Continued elsewhere

I've decided to abandon this blog in favor of a newer, more experimental hypertext form of writing. Come over and see the new place.

Sunday, July 21, 2013

The Infrastructure of Intention

So I am starting a new and rather different job tomorrow. In preparation for that, I have been ruminating on an topic for the last few weeks, trying to turn it into a post before I start and get immersed in a new and probably overwhelming environment.

This idea is nicely captured by the phrase "The infrastructure of intention". That is to say, living things, social systems, technologies, all embody purpose in various ways and all these purposes have various ways of interacting with each other and wouldn't it be great if we could find some better ways of both analyzing these extremely important processes, and improving them? I didn't get very far with this essay because the ideas are just way too big for a blog post, and kept threatening to grow into something dissertation-sized.

Fortunately in goofing off from addressing it I ran into this post by Robin Hanson, which very helpfully reminded me that questions are typically more interesting than answers. So, here are some questions around the idea of intention and computation, some of which have been dogging me for decades. Some managed to get into my actual dissertation, and some others may be addressed in this new gig, but we will see. I'm just a computer programmer, which means most of what I do is just informational plumbing, and it doesn't leave that much time for grandiose theorizing. But high and low have their ways of coming together on occasion.

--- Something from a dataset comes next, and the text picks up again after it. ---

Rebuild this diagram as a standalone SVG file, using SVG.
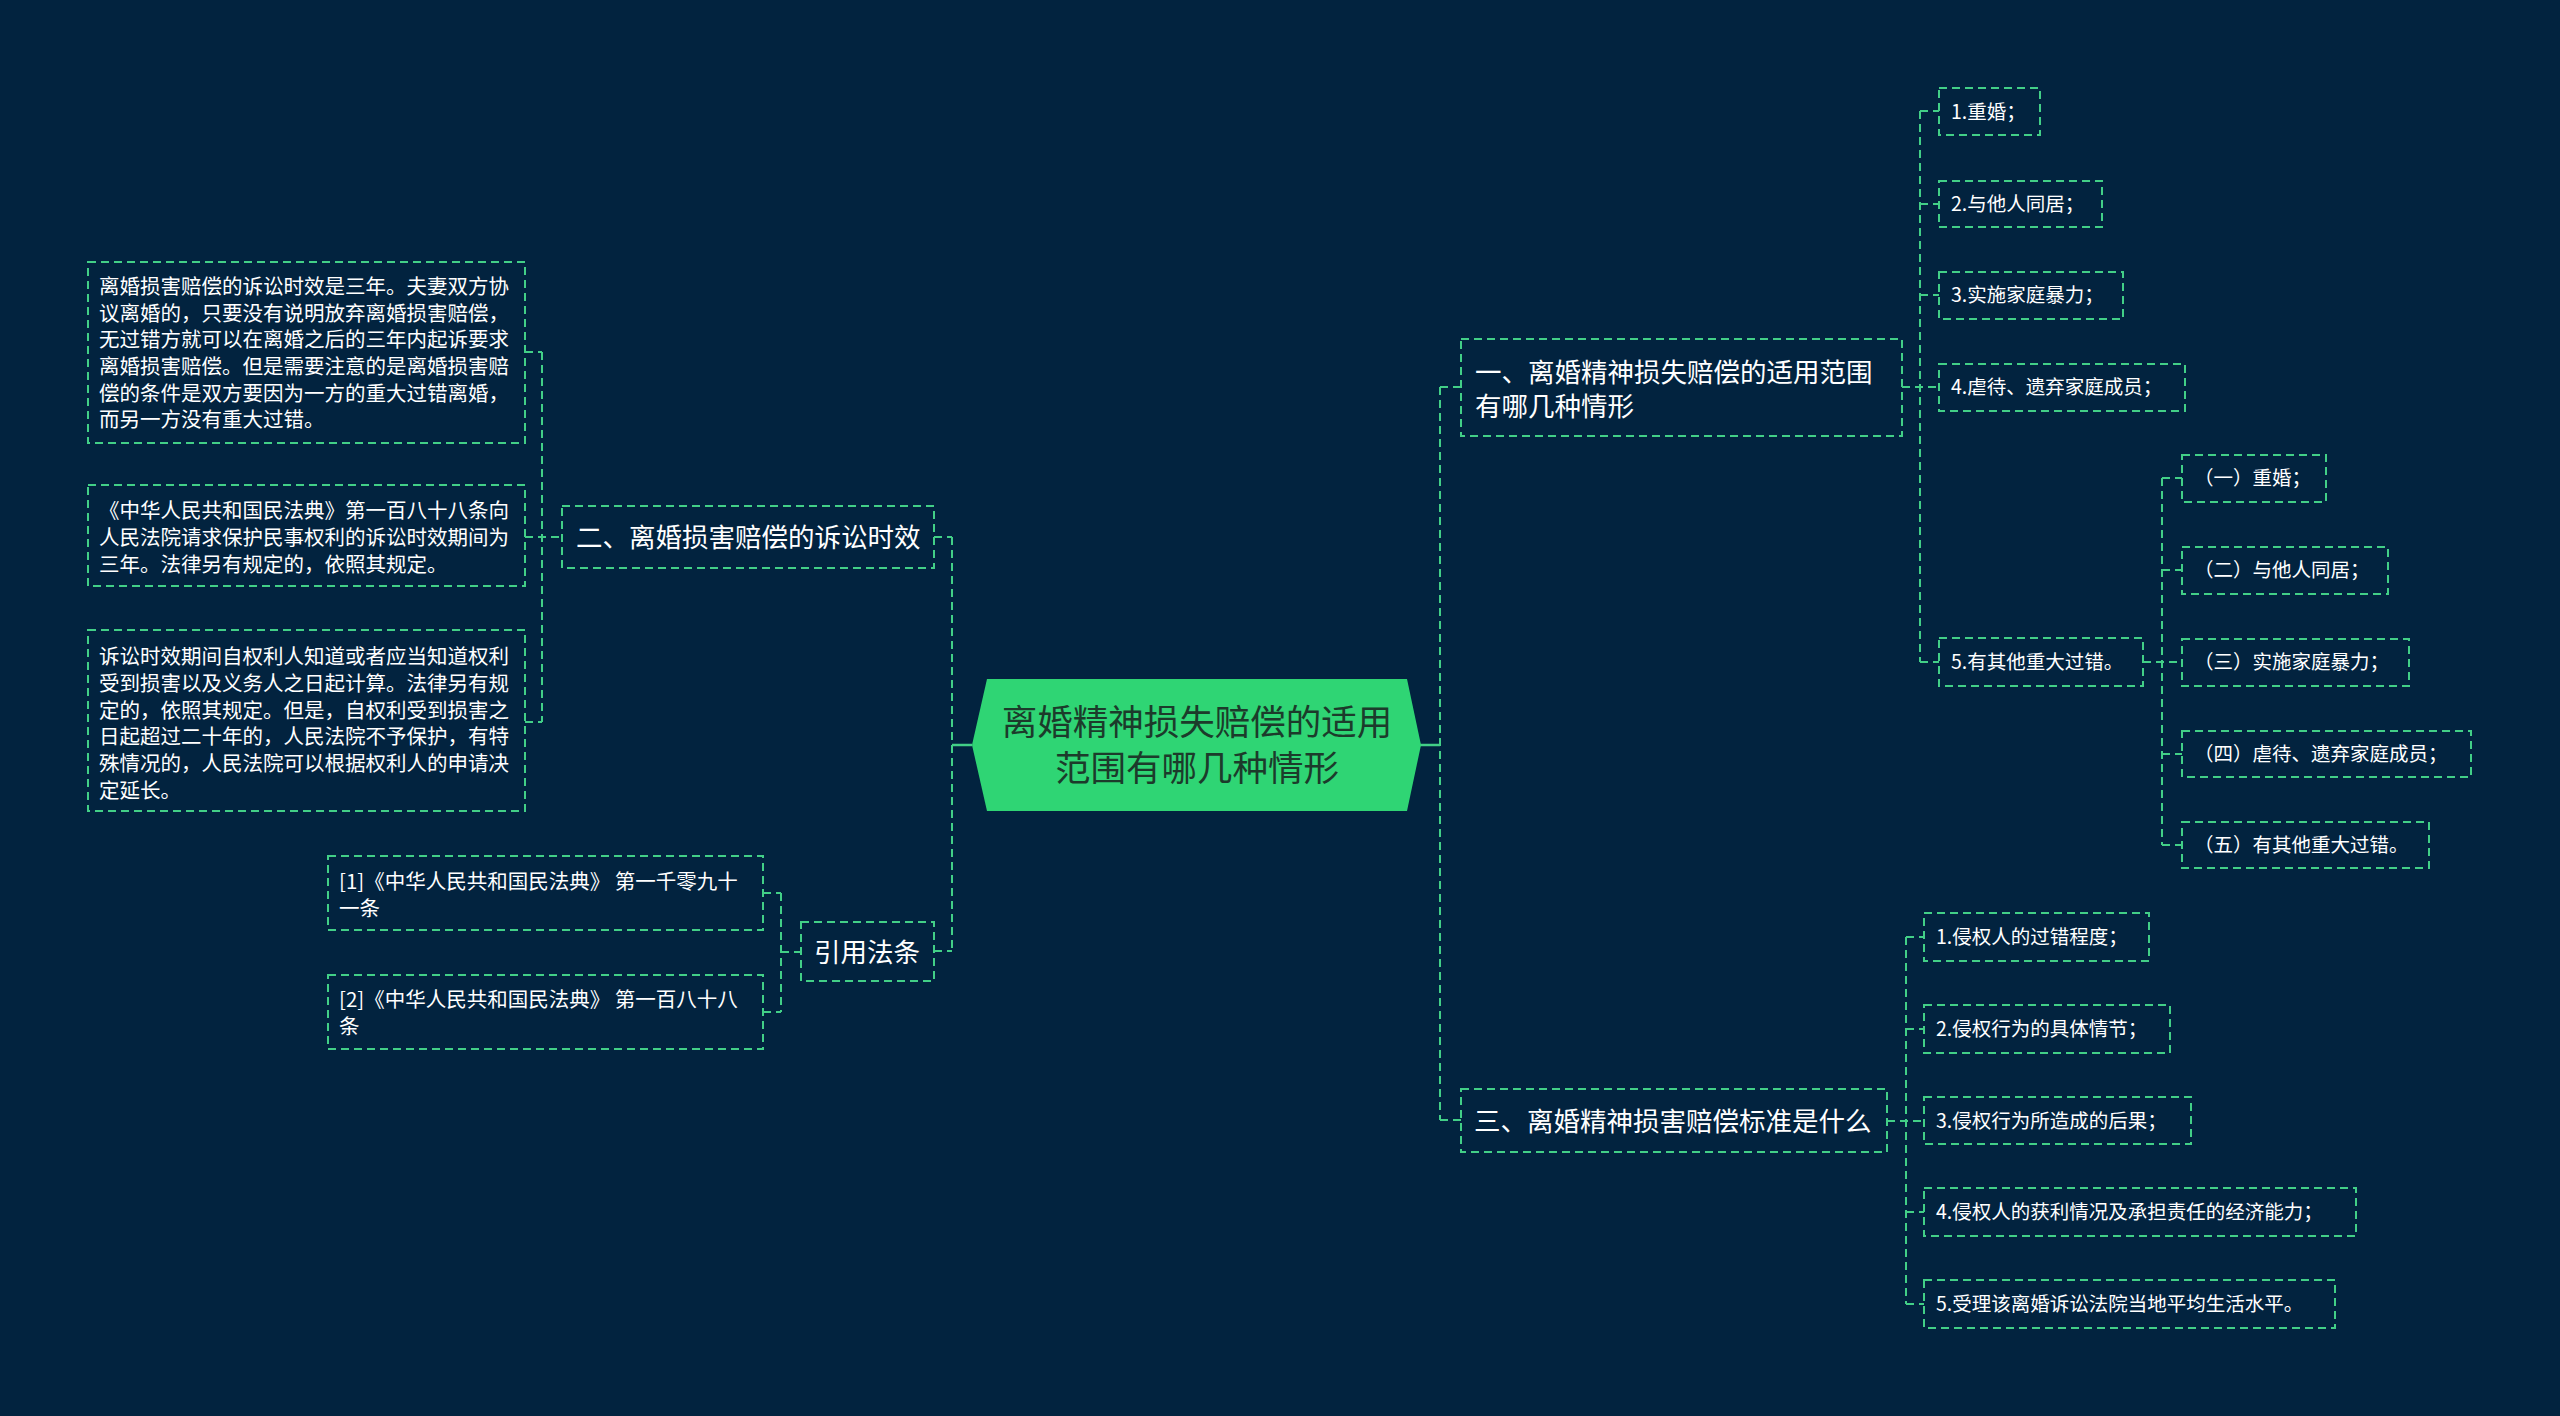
<svg xmlns="http://www.w3.org/2000/svg" width="2560" height="1416" viewBox="0 0 2560 1416">
<style>
.bg{fill:#02233f}
.box{fill:none;stroke:#42cf87;stroke-width:2;stroke-dasharray:8 5}
.ln{fill:none;stroke:#42cf87;stroke-width:2;stroke-dasharray:8 5}
.sol{fill:none;stroke:#42cf87;stroke-width:2.5}
.t{font-family:"Noto Sans CJK SC","Noto Sans",sans-serif;fill:#ffffff}
.l{font-size:20.5px}
.r{font-size:19.5px}
.b{font-size:26.5px}
.c{font-family:"Noto Sans CJK SC","Noto Sans",sans-serif;font-size:35.5px;fill:#1c3b2b;text-anchor:middle}
</style>
<rect class="bg" x="0" y="0" width="2560" height="1416"/>

<g id="connectors">
  <line class="sol" x1="952" y1="745" x2="972" y2="745"/>
  <line class="ln" x1="952" y1="537" x2="952" y2="951"/>
  <line class="ln" x1="934" y1="537" x2="952" y2="537"/>
  <line class="ln" x1="934" y1="951" x2="952" y2="951"/>
  <line class="ln" x1="542" y1="352" x2="542" y2="722"/>
  <line class="ln" x1="525" y1="352" x2="542" y2="352"/>
  <line class="ln" x1="525" y1="537" x2="562" y2="537"/>
  <line class="ln" x1="525" y1="722" x2="542" y2="722"/>
  <line class="ln" x1="781" y1="893" x2="781" y2="1012"/>
  <line class="ln" x1="763" y1="893" x2="781" y2="893"/>
  <line class="ln" x1="763" y1="1012" x2="781" y2="1012"/>
  <line class="ln" x1="781" y1="952" x2="801" y2="952"/>
  <line class="sol" x1="1420" y1="745" x2="1440" y2="745"/>
  <line class="ln" x1="1440" y1="387" x2="1440" y2="1120"/>
  <line class="ln" x1="1440" y1="387" x2="1461" y2="387"/>
  <line class="ln" x1="1440" y1="1120" x2="1461" y2="1120"/>
  <line class="ln" x1="1920" y1="111" x2="1920" y2="662"/>
  <line class="ln" x1="1902" y1="387" x2="1939" y2="387"/>
  <line class="ln" x1="1920" y1="111" x2="1939" y2="111"/>
  <line class="ln" x1="1920" y1="204" x2="1939" y2="204"/>
  <line class="ln" x1="1920" y1="295" x2="1939" y2="295"/>
  <line class="ln" x1="1920" y1="662" x2="1939" y2="662"/>
  <line class="ln" x1="2162" y1="478" x2="2162" y2="845"/>
  <line class="ln" x1="2143" y1="662" x2="2182" y2="662"/>
  <line class="ln" x1="2162" y1="478" x2="2182" y2="478"/>
  <line class="ln" x1="2162" y1="570" x2="2182" y2="570"/>
  <line class="ln" x1="2162" y1="754" x2="2182" y2="754"/>
  <line class="ln" x1="2162" y1="845" x2="2182" y2="845"/>
  <line class="ln" x1="1906" y1="937" x2="1906" y2="1304"/>
  <line class="ln" x1="1887" y1="1121" x2="1924" y2="1121"/>
  <line class="ln" x1="1906" y1="937" x2="1924" y2="937"/>
  <line class="ln" x1="1906" y1="1029" x2="1924" y2="1029"/>
  <line class="ln" x1="1906" y1="1212" x2="1924" y2="1212"/>
  <line class="ln" x1="1906" y1="1304" x2="1924" y2="1304"/>
</g>

<g id="center">
  <polygon points="972,745 987,679 1407,679 1421,745 1407,811 987,811" fill="#2fd574"/>
  <text class="c" x="1197" y="735">离婚精神损失赔偿的适用</text>
  <text class="c" x="1197" y="781">范围有哪几种情形</text>
</g>

<g id="b2">
  <rect class="box" x="562" y="506" width="372" height="62"/>
  <text class="t b" x="576" y="547">二、离婚损害赔偿的诉讼时效</text>
</g>
<g id="b2-1">
  <rect class="box" x="88" y="262" width="437" height="181"/>
  <text class="t l" x="99" y="294">离婚损害赔偿的诉讼时效是三年。夫妻双方协</text>
  <text class="t l" x="99" y="321">议离婚的，只要没有说明放弃离婚损害赔偿，</text>
  <text class="t l" x="99" y="347">无过错方就可以在离婚之后的三年内起诉要求</text>
  <text class="t l" x="99" y="374">离婚损害赔偿。但是需要注意的是离婚损害赔</text>
  <text class="t l" x="99" y="401">偿的条件是双方要因为一方的重大过错离婚，</text>
  <text class="t l" x="99" y="427">而另一方没有重大过错。</text>
</g>
<g id="b2-2">
  <rect class="box" x="88" y="485" width="437" height="101"/>
  <text class="t l" x="99" y="518">《中华人民共和国民法典》第一百八十八条向</text>
  <text class="t l" x="99" y="545">人民法院请求保护民事权利的诉讼时效期间为</text>
  <text class="t l" x="99" y="572">三年。法律另有规定的，依照其规定。</text>
</g>
<g id="b2-3">
  <rect class="box" x="88" y="630" width="437" height="181"/>
  <text class="t l" x="99" y="664">诉讼时效期间自权利人知道或者应当知道权利</text>
  <text class="t l" x="99" y="691">受到损害以及义务人之日起计算。法律另有规</text>
  <text class="t l" x="99" y="718">定的，依照其规定。但是，自权利受到损害之</text>
  <text class="t l" x="99" y="744">日起超过二十年的，人民法院不予保护，有特</text>
  <text class="t l" x="99" y="771">殊情况的，人民法院可以根据权利人的申请决</text>
  <text class="t l" x="99" y="798">定延长。</text>
</g>

<g id="cite">
  <rect class="box" x="801" y="922" width="133" height="59"/>
  <text class="t b" x="814" y="962">引用法条</text>
</g>
<g id="cite-1">
  <rect class="box" x="328" y="856" width="435" height="74"/>
  <text class="t l" x="339" y="889">[1]《中华人民共和国民法典》 第一千零九十</text>
  <text class="t l" x="339" y="916">一条</text>
</g>
<g id="cite-2">
  <rect class="box" x="328" y="975" width="435" height="74"/>
  <text class="t l" x="339" y="1007">[2]《中华人民共和国民法典》 第一百八十八</text>
  <text class="t l" x="339" y="1034">条</text>
</g>

<g id="b1">
  <rect class="box" x="1461" y="339" width="441" height="97"/>
  <text class="t b" x="1475" y="382">一、离婚精神损失赔偿的适用范围</text>
  <text class="t b" x="1475" y="416">有哪几种情形</text>
</g>
<g id="b1-1">
  <rect class="box" x="1939" y="88" width="101" height="47"/>
  <text class="t r" x="1951" y="119">1.重婚；</text>
</g>
<g id="b1-2">
  <rect class="box" x="1939" y="181" width="163" height="46"/>
  <text class="t r" x="1951" y="211">2.与他人同居；</text>
</g>
<g id="b1-3">
  <rect class="box" x="1939" y="272" width="184" height="47"/>
  <text class="t r" x="1951" y="302">3.实施家庭暴力；</text>
</g>
<g id="b1-4">
  <rect class="box" x="1939" y="364" width="246" height="47"/>
  <text class="t r" x="1951" y="394">4.虐待、遗弃家庭成员；</text>
</g>
<g id="b1-5">
  <rect class="box" x="1939" y="638" width="204" height="48"/>
  <text class="t r" x="1951" y="669">5.有其他重大过错。</text>
</g>
<g id="b1-5-1">
  <rect class="box" x="2182" y="455" width="144" height="47"/>
  <text class="t r" x="2194" y="485">（一）重婚；</text>
</g>
<g id="b1-5-2">
  <rect class="box" x="2182" y="547" width="206" height="47"/>
  <text class="t r" x="2194" y="577">（二）与他人同居；</text>
</g>
<g id="b1-5-3">
  <rect class="box" x="2182" y="639" width="227" height="47"/>
  <text class="t r" x="2194" y="669">（三）实施家庭暴力；</text>
</g>
<g id="b1-5-4">
  <rect class="box" x="2182" y="731" width="289" height="46"/>
  <text class="t r" x="2194" y="761">（四）虐待、遗弃家庭成员；</text>
</g>
<g id="b1-5-5">
  <rect class="box" x="2182" y="822" width="247" height="46"/>
  <text class="t r" x="2194" y="852">（五）有其他重大过错。</text>
</g>

<g id="b3">
  <rect class="box" x="1461" y="1089" width="426" height="63"/>
  <text class="t b" x="1474" y="1131">三、离婚精神损害赔偿标准是什么</text>
</g>
<g id="b3-1">
  <rect class="box" x="1924" y="913" width="225" height="48"/>
  <text class="t r" x="1936" y="944">1.侵权人的过错程度；</text>
</g>
<g id="b3-2">
  <rect class="box" x="1924" y="1005" width="246" height="48"/>
  <text class="t r" x="1936" y="1036">2.侵权行为的具体情节；</text>
</g>
<g id="b3-3">
  <rect class="box" x="1924" y="1097" width="267" height="47"/>
  <text class="t r" x="1936" y="1128">3.侵权行为所造成的后果；</text>
</g>
<g id="b3-4">
  <rect class="box" x="1924" y="1188" width="432" height="48"/>
  <text class="t r" x="1936" y="1219">4.侵权人的获利情况及承担责任的经济能力；</text>
</g>
<g id="b3-5">
  <rect class="box" x="1924" y="1280" width="411" height="48"/>
  <text class="t r" x="1936" y="1311">5.受理该离婚诉讼法院当地平均生活水平。</text>
</g>
</svg>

So, the questions (and pointers to people who have spent more time thinking about them then I have):
  • What is the nature of purpose? (Cybernetics, particularly Gregory Bateson)
  • How do humans (and animals manage their various divergent intentions? (Freud, Tinbergen, Minsky)
  • Can inanimate things have purpose? (Latour, Bennett)
  • How do individual goals relate to social structures and institutions? (all of sociology and political science, at the moment particularly Charles Tilly and Mary Douglas)
  • How does goal-directed behavior work in human activity that is clearly non-functional in any simple way, like religion and art? (Evolutionary psychology)
  • Can/should/how can software embody and extend human goal structures (the CSCW field, but originating maybe with Doug Engelbart)
  • What would the world look like if computational infrastructure actually supported goals in a powerful way (lots of science fiction, mostly with a dystopian flavor, but for a somewhat more cheery spin, Bruce Sterling's story Maneki Neko)
Big fucking questions, aren't they? And quite out of scale compared with my ability to provide answers, but they won't leave me alone.

2 comments:

Anonymous said...

I followed your link to Tilly, which reminded me of Bill Buford's book Among the Thugs, which made a big impression on me.

(Most links in this post are somewhat screwed up, btw. Mentioning just in case it's a systemic problem.)

mtraven said...

Urg, links fixed now, thanks! (like I said, most of life is dealing with plumbing).

Haven't read Buford, but the connection between sport hooliganism and politics goes back a long way.